Tag Archives: Bechdel

Airplane & Icarus in Bechdel’s Fun Home

In Arts One last week we were discussing several graphic works, including selections from Nick Sousanis’ Unflattening, Scott McCloud’s Understanding Comics, and also the whole of Alison Bechdel’s Fun Home.

We were very lucky to have a distance lecture/discussion by Nick Sousanis through live stream from San Francisco on Monday, March 20! He spoke about various themes in Unflattening and his work generally, and talked with quite a few students about their questions. He’s also visiting UBC April 6 and 7, which I’m very excited about.

 

In class on Friday, March 24, 2017, I asked my seminar group about the beginning and end of Bechdel’s Fun Home:

What, in your view, could be the significance of starting with images of “airplane” in the first 2 pages, then ending with Alison jumping off the diving board in the last 2 pages? Considering what happens in between…

I had noticed that there are references to flying, falling, and Icarus in both places, and I wondered what students might make of that.

In the first two pages Alison is playing “airplane” as a young-ish child, being supported in the air by her father’s feet as he lies on his back. She ends up falling on the floor. The narration talks about Icarus and says that it wasn’t she but her father who fell into the sea.

In the last two pages she is jumping off a diving board and he is in the pool with his hands out as if he is about to catch her. She is in mid-air in the image, so we don’t know if he actually does catch her. In the text, though, she says:

in the tricky reverse narration that impels our entwined stories, he was there to catch me when I leapt. (232)

Here are some of the interpretations students in my class had (reworded, and similar ideas brought together under similar themes).

Support, trust

A number of people pointed to how both sets of images are related to being supported and to trust. One said that this shows that even though the family seemed cold and distant, there is still a “thread of love” and that it what Alison searches for in the novel.

Change over time

It is important that these bookend the novel, in that quite a bit happens in between. We talked in class, and some students mentioned in what they wrote down, that we can see a change in Alison between the two sets of images.

As one student put it: “the beginning shows that her ability to fly is dependent on her father’s support, while the end shows a self conscious decision to jump or leap into the water.” This could show that she has learned to fly by the end in part because of what she learned from her father.

Other students said similar things, with some pointing to how we might consider that she is able to see the difficulties her father lived with and perhaps that helped her come to terms more with her own gender and sexual identity and live a bit more freely (though we also discussed how her ability to live more freely and openly probably had a lot to do with the time period in which she lived). One student pointed out that she seems to be in some ways the opposite of her father: openly gay, not living in Beech Creek–which could link up to the “reverse narration” in the quote on p. 232.

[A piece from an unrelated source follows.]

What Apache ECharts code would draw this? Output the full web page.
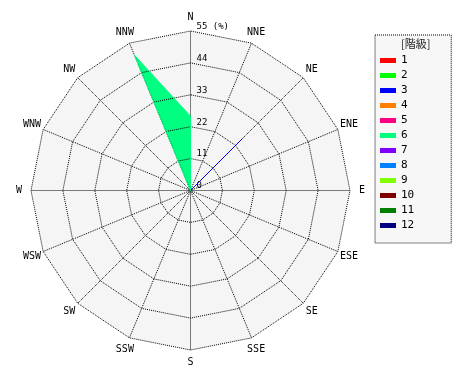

Another student stated that the fact that Alison willingly jumps into the pool at the end rather than falling involuntarily at the beginning could signal “acceptance and understanding, that she is finally at peace with her father.”

Icarus

We talked a lot about Icarus and his father Daedalus in class, and how Alison’s father is said in the text to be both while Alison herself is in the position of Icarus in both the beginning & the end. This may have to do with their “entwined stories” (232), which we also discussed a bit–they are, as she puts it, “inversions” of one another (98; see also 221 where she says she felt like the father rather than the son in the Odysseus/Telemachus, Bloom/Stephen Deadalus relationship).

Daedalus made wings for he and his son to fly out of a prison and told his son not to fly too close to the sun or the wings would melt. He did, they did, and he fell; his father was unable to save him. In the beginning of the novel, Bruce supports Alison with the “wings” of his feet but she still falls; in the end, she “falls”/jumps and he is there to catch her. Icarus falls into the sea in the sense that Bruce dies, but because of the “reverse narration” of their “entwined stories” he is there to catch her (232). He falls into the sea but she, in her own role as Icarus, does not.

He is physically dead, but one might say not “spiritually” so (see the point about “spiritual” vs. “consubstantial” paternity p. 231), so in that sense he might be there to catch her.

This could relate back to what one student said, as noted above, that she was able to accept her father. Another student said that even if Alison falls “her father is there every step of the way. Even after his death he has an effect on her, enough to write this book.”

 

What I had thought

These points connect to the bit of interpretation I was able to give this before class. I was thinking that what changes between the beginning and end could be that she has written the novel and this has changed her. One student noted that the focus of the novel is not so much her father, but her relationship to him and her own struggle with him and his death. And perhaps by the end she has come to think of him differently.

Of course, she could actually have written the chapters in a different order than they appear in the book, but the beginning could be dedicated nevertheless how she felt about her father before writing the book, even if she wrote that part later. And by the end she might have been able to come to some acceptance, some trust in her father at least as a “spiritual” father, whatever that might mean.

 

But the reason why I asked this question in class was because I hadn’t fleshed this out fully and wanted to hear what others thought. And as usual, the students in the class helped add much more richness, some new ideas, and different directions to what I started with. Which is really what it’s all about.